Speed matters for Blip — latency is real when a kid is waiting for an answer — but not if the answer quality drops this much. The MoE variant stays in the registry as a potential classifier model for routing decisions, not as a responder.
The GLM base was the wrong base for this fine-tune
I trained two blip-edu variants on GLM-Z1 base models — a 9B and a 32B — on the hypothesis that reasoning-pretrained models might handle arithmetic tutoring better than instruction-tuned Qwen2.5. GLM-Z1 is genuinely strong at math. blip-edu:v2 loses every math test. The reasoning went: put a better math brain in the fine-tune, get better math performance out.
What I got instead: both models maxed out the 4096-token generation limit on nearly every test. The 9B variant averaged 2,009 output tokens per response and took 14.9 seconds per call. The 32B averaged 2,722 tokens and 54 seconds. A greeting test — "Hi, I'm Blip! What should we do?" — came back as a 14,721-character stream-of-consciousness that included spelling drills the kid never asked for, mid-conversation corrections to answers that never happened, and four separate topic pivots.
The LoRA (r=16, alpha 32, 3 epochs) changes about 0.3% of the base model's weights. That's enough to redirect style on a model that's already been trained to stop talking. GLM-Z1 was trained to keep talking — to show work, follow chains of reasoning, not terminate early. The fine-tune couldn't override that. The result scored 26.1 and 26.0 out of 50, both worse than blip-edu v1 from three weeks ago. Hypothesis falsified.

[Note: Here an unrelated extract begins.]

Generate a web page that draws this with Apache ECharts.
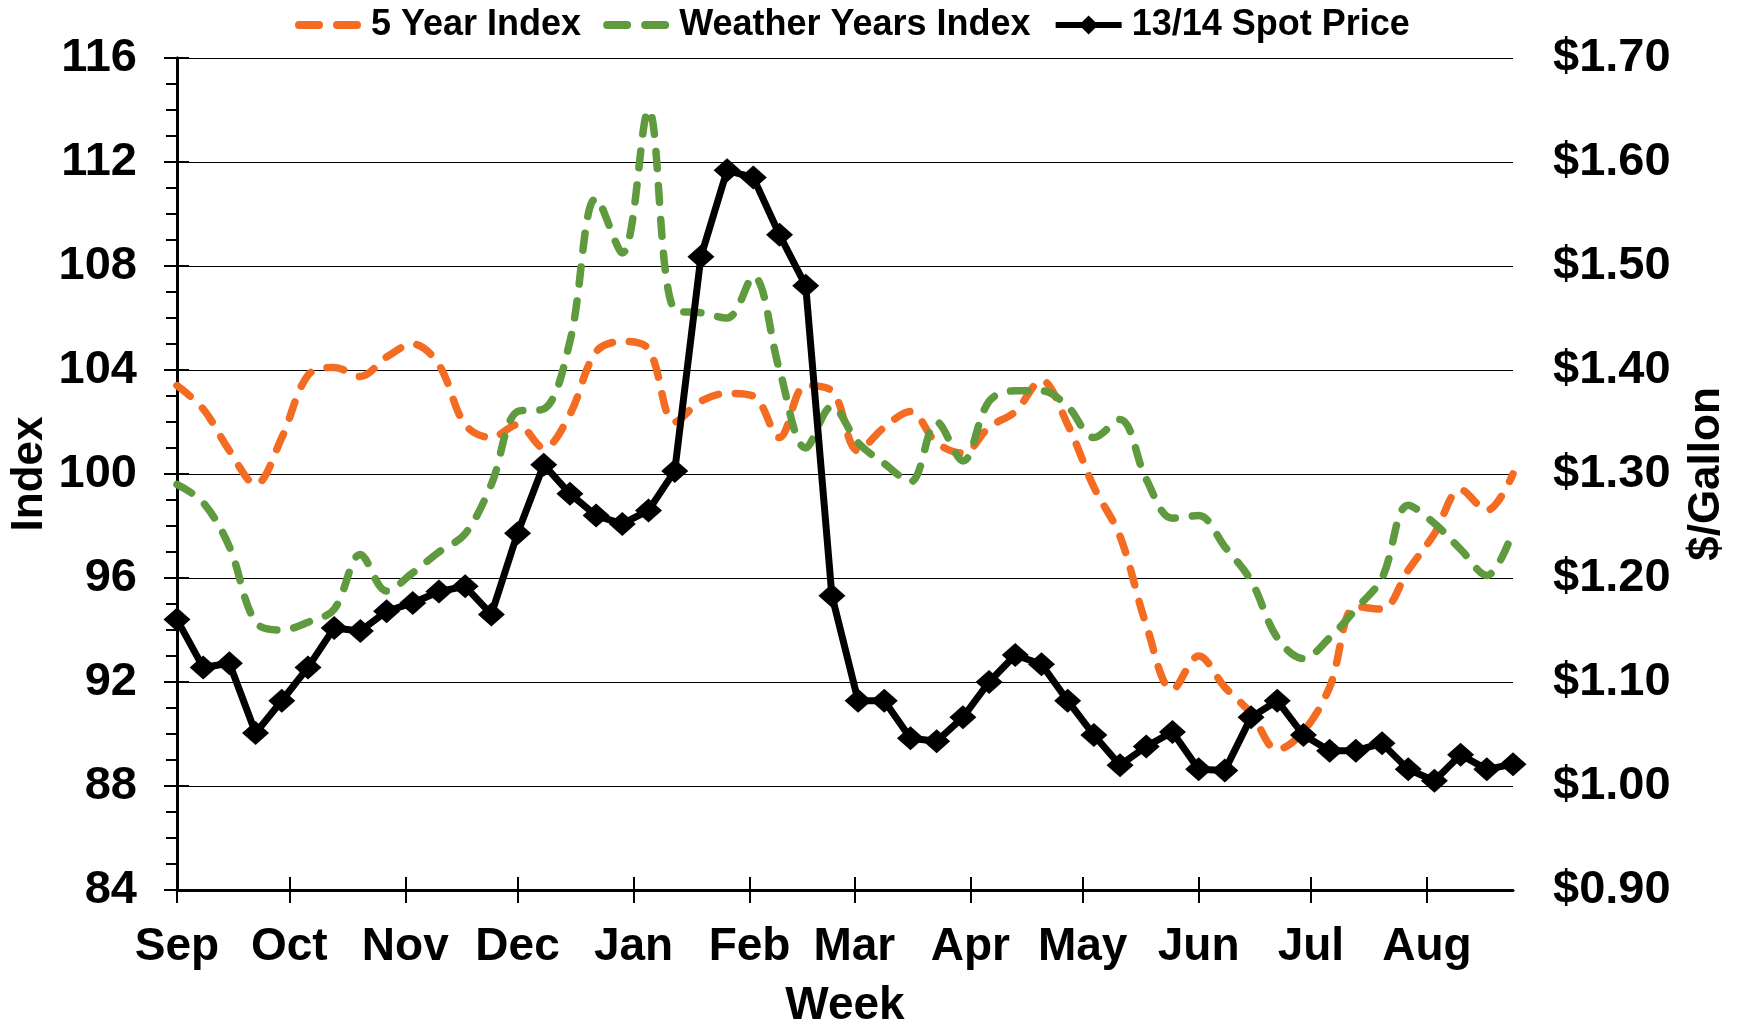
<!DOCTYPE html>
<html>
<head>
<meta charset="utf-8">
<title>Index vs Spot Price</title>
<script src="https://cdn.jsdelivr.net/npm/echarts@6/dist/echarts.min.js"></script>
<style>
  html, body { margin: 0; padding: 0; background: #fff; }
  #chart { width: 1738px; height: 1024px; }
</style>
</head>
<body>
<div id="chart"></div>
<script>
// days since Sep 1, one point per week
var weekDays = [0, 7, 14, 21, 28, 35, 42, 49, 56, 63, 70, 77, 84, 91, 98, 105, 112, 119, 126, 133,
  140, 147, 154, 161, 168, 175, 182, 189, 196, 203, 210, 217, 224, 231, 238, 245, 252, 259, 266, 273,
  280, 287, 294, 301, 308, 315, 322, 329, 336, 343, 350, 357];

var monthDays = [0, 30, 61, 91, 122, 153, 181, 212, 242, 273, 303, 334];
var monthNames = ['Sep', 'Oct', 'Nov', 'Dec', 'Jan', 'Feb', 'Mar', 'Apr', 'May', 'Jun', 'Jul', 'Aug'];

var fiveYearIndex = [103.4, 102.5, 100.9, 99.6, 101.4, 103.8, 104.1, 103.75, 104.5, 105.0,
  104.2, 101.9, 101.4, 101.9, 101.0, 102.3, 104.7, 105.1, 104.8, 102.0,
  102.8, 103.1, 103.0, 101.4, 103.4, 103.2, 100.9, 101.8, 102.4, 101.2,
  100.8, 101.8, 102.4, 103.6, 101.9, 99.5, 97.6, 94.2, 91.7, 93.0,
  91.8, 90.8, 89.4, 90.1, 91.8, 94.9, 94.8, 96.3, 97.7, 99.4,
  98.6, 100.0];

var weatherYearsIndex = [99.6, 98.9, 97.2, 94.3, 94.0, 94.3, 94.8, 96.9, 95.5, 96.2,
  97.0, 97.7, 99.6, 102.4, 102.5, 105.1, 110.6, 108.5, 114.0, 106.3,
  106.2, 106.0, 107.6, 104.0, 101.0, 102.6, 101.2, 100.4, 99.7, 102.0,
  100.5, 102.8, 103.2, 103.2, 102.6, 101.4, 102.1, 99.8, 98.3, 98.4,
  97.2, 95.9, 93.7, 92.9, 93.7, 94.8, 96.0, 98.8, 98.1, 97.1,
  96.1, 97.8];

var spotPrice = [1.160, 1.114, 1.118, 1.051, 1.082, 1.114, 1.152, 1.149, 1.168, 1.176,
  1.187, 1.192, 1.165, 1.243, 1.309, 1.281, 1.260, 1.252, 1.265, 1.303,
  1.509, 1.592, 1.585, 1.530, 1.481, 1.183, 1.082, 1.082, 1.046, 1.043,
  1.066, 1.100, 1.126, 1.117, 1.082, 1.049, 1.020, 1.038, 1.052, 1.016,
  1.015, 1.066, 1.082, 1.049, 1.034, 1.034, 1.041, 1.016, 1.005, 1.030,
  1.016, 1.021];

function pairs(values) {
  return values.map(function (v, i) { return [weekDays[i], v]; });
}

var font = 'Liberation Sans, Arial, sans-serif';
// two rounded dashes for the dashed series in the legend
var dashIcon = 'path://M4,0h20a4,4 0 0 1 0,8h-20a4,4 0 0 1 0,-8z M42,0h20a4,4 0 0 1 0,8h-20a4,4 0 0 1 0,-8z';

var chart = echarts.init(document.getElementById('chart'));

chart.setOption({
  animation: false,
  backgroundColor: '#fff',
  textStyle: { fontFamily: font },
  legend: {
    top: 2,
    left: 290,
    itemGap: 22,
    itemWidth: 66,
    itemHeight: 24,
    textStyle: { fontSize: 36, fontWeight: 'bold', color: '#000', fontFamily: font, padding: [0, 0, 0, 5] },
    data: [
      { name: '5 Year Index', icon: dashIcon },
      { name: 'Weather Years Index', icon: dashIcon },
      { name: '13/14 Spot Price', lineStyle: { width: 6 } }
    ]
  },
  grid: { left: 177, right: 225, top: 58, bottom: 134, containLabel: false, outerBoundsMode: 'none' },
  xAxis: [
    {
      type: 'value',
      min: 0,
      max: 357,
      name: 'Week',
      nameLocation: 'middle',
      nameGap: 93,
      nameTextStyle: { fontSize: 46, fontWeight: 'bold', color: '#000' },
      axisLine: { show: true, lineStyle: { color: '#000', width: 3 } },
      axisTick: { show: true, inside: false, length: 13, customValues: monthDays, lineStyle: { color: '#000', width: 2 } },
      axisLabel: {
        customValues: monthDays,
        margin: 34,
        fontSize: 46,
        fontWeight: 'bold',
        color: '#000',
        formatter: function (v) { return monthNames[monthDays.indexOf(v)] || ''; }
      },
      splitLine: { show: false }
    },
    {
      type: 'value',
      min: 0,
      max: 357,
      position: 'bottom',
      axisLine: { show: false },
      axisTick: { show: true, inside: true, length: 13, customValues: monthDays, lineStyle: { color: '#000', width: 2 } },
      axisLabel: { show: false },
      splitLine: { show: false }
    }
  ],
  yAxis: [
    {
      type: 'value',
      min: 84,
      max: 116,
      interval: 4,
      name: 'Index',
      nameLocation: 'middle',
      nameRotate: 90,
      nameGap: 125,
      nameMoveOverlap: false,
      nameTextStyle: { fontSize: 44, fontWeight: 'bold', color: '#000' },
      axisLine: { show: true, lineStyle: { color: '#000', width: 3 } },
      axisTick: { show: true, length: 13, lineStyle: { color: '#000', width: 2 } },
      minorTick: { show: true, splitNumber: 4, length: 11, lineStyle: { color: '#000', width: 2 } },
      axisLabel: { margin: 40, fontSize: 47, fontWeight: 'bold', color: '#000' },
      splitLine: { show: true, lineStyle: { color: '#000', width: 1 } }
    },
    {
      type: 'value',
      min: 0.9,
      max: 1.7,
      interval: 0.1,
      position: 'right',
      name: '$/Gallon',
      nameLocation: 'middle',
      nameRotate: 90,
      nameGap: 172,
      nameTextStyle: { fontSize: 44, fontWeight: 'bold', color: '#000' },
      axisLine: { show: true, lineStyle: { color: '#000', width: 3 } },
      axisTick: { show: true, length: 12, lineStyle: { color: '#000', width: 2 } },
      axisLabel: {
        margin: 40,
        fontSize: 47,
        fontWeight: 'bold',
        color: '#000',
        formatter: function (v) { return '$' + v.toFixed(2); }
      },
      splitLine: { show: false }
    }
  ],
  series: [
    {
      name: '5 Year Index',
      type: 'line',
      yAxisIndex: 0,
      data: pairs(fiveYearIndex),
      smooth: 0.35,
      symbol: 'none',
      itemStyle: { color: '#F36C21' },
      lineStyle: { color: '#F36C21', width: 7.5, type: [17, 17], cap: 'round' },
      z: 2
    },
    {
      name: 'Weather Years Index',
      type: 'line',
      yAxisIndex: 0,
      data: pairs(weatherYearsIndex),
      smooth: 0.35,
      symbol: 'none',
      itemStyle: { color: '#5F9A3E' },
      lineStyle: { color: '#5F9A3E', width: 7.5, type: [17, 17], cap: 'round' },
      z: 3
    },
    {
      name: '13/14 Spot Price',
      type: 'line',
      yAxisIndex: 1,
      data: pairs(spotPrice),
      symbol: 'diamond',
      symbolSize: [27, 24],
      itemStyle: { color: '#000' },
      lineStyle: { color: '#000', width: 7 },
      z: 4
    }
  ]
});
</script>
</body>
</html>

If I wanted to fine-tune on a reasoning base for math, I'd need either a much higher-rank LoRA (r=64+, more weight coverage), a full supervised fine-tune instead, or a base model that's been instruction-tuned for stopping behavior first and reasoning-capable second. For now, blip-edu:v2 stays as the math fallback. It doesn't win math tests. But it doesn't generate a novel when you say hello.
Updated routing
Gemma 4 31B is now the primary local routing target for voice-quality-sensitive and multi-turn tasks. GLM-Z1-32B takes math (tied with Qwen3 but slightly higher average, and the math-tutoring framing suits a verbose model better than a single-answer test). Qwen3-32B takes trivia and factual Q&A. Blip-edu:v2 keeps the fine-tuned tasks it was already handling.
The full leaderboard now has five local models in the 38–44 range and a clear drop below that. The gap between the top local tier and cloud is down to 0.5 points. That's close enough to make the routing math interesting — what's the right latency/cost/quality tradeoff when Gemma 4 running locally is essentially indistinguishable from Opus?
I don't have a firm answer yet. But it's a better problem to have than "all local models lose by ten points."